Set problem » Leaving out every picture, copy the lines of the data exactly, from the first through the line containing "plt.rcParams['font.family'] = ['Liberation".
━━━━━━━━━━━━━━━━━━━━━━━━━━━━━━
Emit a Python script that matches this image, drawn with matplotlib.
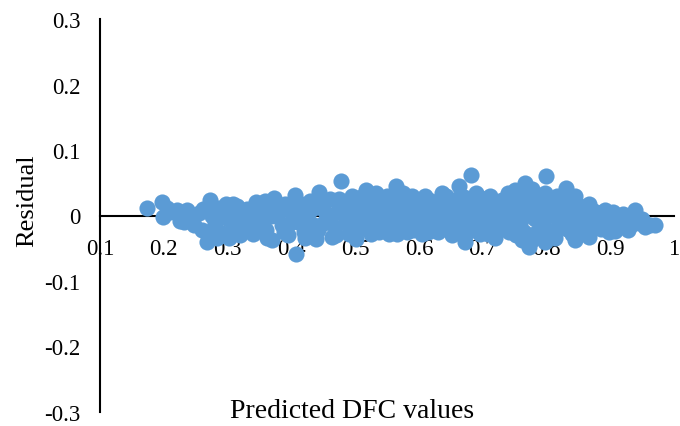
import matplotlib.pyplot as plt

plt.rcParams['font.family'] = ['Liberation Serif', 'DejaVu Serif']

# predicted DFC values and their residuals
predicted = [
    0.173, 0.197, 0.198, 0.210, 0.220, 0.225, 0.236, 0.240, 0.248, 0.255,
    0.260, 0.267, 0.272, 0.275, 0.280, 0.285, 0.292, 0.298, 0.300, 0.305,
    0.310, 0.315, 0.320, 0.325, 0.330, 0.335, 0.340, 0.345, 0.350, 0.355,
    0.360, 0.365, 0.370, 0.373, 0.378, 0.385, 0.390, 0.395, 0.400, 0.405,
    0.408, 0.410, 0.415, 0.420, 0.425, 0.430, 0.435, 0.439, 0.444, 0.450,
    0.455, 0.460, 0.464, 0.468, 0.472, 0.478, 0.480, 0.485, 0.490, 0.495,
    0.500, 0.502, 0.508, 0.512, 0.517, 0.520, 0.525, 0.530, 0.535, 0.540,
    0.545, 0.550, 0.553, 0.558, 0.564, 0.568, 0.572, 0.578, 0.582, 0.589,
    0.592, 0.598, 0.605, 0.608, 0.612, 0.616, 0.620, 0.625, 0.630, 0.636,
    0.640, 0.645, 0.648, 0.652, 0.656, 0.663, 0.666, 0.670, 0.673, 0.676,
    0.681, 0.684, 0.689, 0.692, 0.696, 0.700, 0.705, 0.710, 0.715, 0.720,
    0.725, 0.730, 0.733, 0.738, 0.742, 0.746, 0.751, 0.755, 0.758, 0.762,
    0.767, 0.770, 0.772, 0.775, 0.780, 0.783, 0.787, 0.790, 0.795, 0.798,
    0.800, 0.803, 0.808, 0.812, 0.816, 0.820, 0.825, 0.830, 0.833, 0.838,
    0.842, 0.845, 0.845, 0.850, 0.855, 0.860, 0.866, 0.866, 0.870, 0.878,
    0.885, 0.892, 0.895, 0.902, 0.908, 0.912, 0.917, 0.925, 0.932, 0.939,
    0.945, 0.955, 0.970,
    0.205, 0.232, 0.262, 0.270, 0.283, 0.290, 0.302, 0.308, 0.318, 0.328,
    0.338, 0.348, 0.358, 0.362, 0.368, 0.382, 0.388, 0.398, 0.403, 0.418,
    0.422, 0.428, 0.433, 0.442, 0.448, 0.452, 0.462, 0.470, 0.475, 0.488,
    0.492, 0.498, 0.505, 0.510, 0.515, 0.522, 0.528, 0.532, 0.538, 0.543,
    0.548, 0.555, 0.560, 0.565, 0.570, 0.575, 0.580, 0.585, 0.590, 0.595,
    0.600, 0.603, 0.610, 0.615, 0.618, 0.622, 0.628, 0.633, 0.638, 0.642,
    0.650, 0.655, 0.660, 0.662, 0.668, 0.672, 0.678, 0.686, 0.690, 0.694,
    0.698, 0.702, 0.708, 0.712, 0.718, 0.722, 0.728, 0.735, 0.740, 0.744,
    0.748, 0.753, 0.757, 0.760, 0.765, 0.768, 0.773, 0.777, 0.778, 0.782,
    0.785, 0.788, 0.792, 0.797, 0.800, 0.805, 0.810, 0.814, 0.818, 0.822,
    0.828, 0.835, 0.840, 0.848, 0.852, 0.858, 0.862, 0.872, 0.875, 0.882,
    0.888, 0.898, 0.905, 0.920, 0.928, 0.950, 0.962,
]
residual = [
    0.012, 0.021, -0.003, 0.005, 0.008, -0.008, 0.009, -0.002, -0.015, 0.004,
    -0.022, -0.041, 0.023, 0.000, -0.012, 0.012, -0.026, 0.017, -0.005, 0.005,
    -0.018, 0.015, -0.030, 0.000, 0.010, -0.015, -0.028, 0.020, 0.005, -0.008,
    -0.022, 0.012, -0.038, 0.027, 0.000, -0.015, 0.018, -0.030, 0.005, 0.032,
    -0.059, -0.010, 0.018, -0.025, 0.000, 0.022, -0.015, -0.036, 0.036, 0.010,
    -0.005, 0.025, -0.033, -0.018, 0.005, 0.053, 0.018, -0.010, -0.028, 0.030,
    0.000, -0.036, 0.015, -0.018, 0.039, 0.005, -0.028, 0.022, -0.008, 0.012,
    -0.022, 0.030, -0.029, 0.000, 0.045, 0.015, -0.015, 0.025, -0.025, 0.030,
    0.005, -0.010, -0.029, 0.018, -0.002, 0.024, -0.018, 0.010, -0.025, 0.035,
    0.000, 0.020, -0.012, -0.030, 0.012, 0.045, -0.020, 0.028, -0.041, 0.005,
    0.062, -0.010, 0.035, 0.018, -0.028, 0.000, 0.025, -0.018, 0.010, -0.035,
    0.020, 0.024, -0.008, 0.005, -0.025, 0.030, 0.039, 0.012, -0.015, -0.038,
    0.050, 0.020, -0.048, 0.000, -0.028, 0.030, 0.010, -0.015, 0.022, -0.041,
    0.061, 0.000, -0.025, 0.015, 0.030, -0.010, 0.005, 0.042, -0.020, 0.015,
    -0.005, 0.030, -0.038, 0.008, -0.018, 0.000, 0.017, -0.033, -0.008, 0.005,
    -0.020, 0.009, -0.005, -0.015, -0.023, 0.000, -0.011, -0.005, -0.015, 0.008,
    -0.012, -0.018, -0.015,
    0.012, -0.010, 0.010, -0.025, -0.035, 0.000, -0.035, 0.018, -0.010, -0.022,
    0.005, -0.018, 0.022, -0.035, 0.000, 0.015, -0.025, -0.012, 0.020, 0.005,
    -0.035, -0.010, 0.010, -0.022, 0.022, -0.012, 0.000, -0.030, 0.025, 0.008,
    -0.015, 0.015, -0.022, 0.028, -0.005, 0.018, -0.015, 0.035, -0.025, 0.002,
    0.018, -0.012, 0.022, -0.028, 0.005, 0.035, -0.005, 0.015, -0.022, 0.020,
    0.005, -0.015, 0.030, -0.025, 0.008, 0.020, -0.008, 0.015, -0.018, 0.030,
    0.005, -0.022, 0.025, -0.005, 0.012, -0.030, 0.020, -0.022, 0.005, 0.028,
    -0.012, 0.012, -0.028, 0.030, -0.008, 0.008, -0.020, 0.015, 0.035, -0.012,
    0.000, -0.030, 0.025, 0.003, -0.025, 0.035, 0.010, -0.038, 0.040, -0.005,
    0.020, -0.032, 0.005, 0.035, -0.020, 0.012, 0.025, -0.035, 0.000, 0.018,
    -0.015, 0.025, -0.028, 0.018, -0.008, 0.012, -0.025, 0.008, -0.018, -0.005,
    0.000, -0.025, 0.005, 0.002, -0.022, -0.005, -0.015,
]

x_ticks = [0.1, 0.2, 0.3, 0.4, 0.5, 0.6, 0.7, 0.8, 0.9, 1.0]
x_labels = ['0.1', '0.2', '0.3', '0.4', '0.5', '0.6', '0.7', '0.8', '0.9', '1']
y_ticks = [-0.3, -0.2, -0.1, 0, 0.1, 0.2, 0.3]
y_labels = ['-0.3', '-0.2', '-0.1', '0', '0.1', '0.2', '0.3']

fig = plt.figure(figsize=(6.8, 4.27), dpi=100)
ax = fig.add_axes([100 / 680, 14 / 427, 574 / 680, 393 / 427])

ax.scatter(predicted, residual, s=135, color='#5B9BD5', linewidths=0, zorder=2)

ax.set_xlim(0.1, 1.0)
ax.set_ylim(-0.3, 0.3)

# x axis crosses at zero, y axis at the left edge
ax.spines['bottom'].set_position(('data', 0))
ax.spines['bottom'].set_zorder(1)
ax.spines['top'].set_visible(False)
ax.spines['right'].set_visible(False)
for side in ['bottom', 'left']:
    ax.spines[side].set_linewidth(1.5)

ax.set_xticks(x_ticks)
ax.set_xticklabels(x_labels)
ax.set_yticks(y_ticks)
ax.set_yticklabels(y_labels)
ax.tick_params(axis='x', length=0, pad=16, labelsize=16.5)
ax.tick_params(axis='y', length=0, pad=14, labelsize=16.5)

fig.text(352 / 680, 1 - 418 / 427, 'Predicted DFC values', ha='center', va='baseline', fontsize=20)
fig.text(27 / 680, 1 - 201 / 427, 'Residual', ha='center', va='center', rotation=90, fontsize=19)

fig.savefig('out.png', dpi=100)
━━━━━━━━━━━━━━━━━━━━━━━━━━━━━━
Answer in full »
Emit a Python script that matches this image, drawn with matplotlib.
import matplotlib.pyplot as plt

plt.rcParams['font.family'] = ['Liberation Serif', 'DejaVu Serif']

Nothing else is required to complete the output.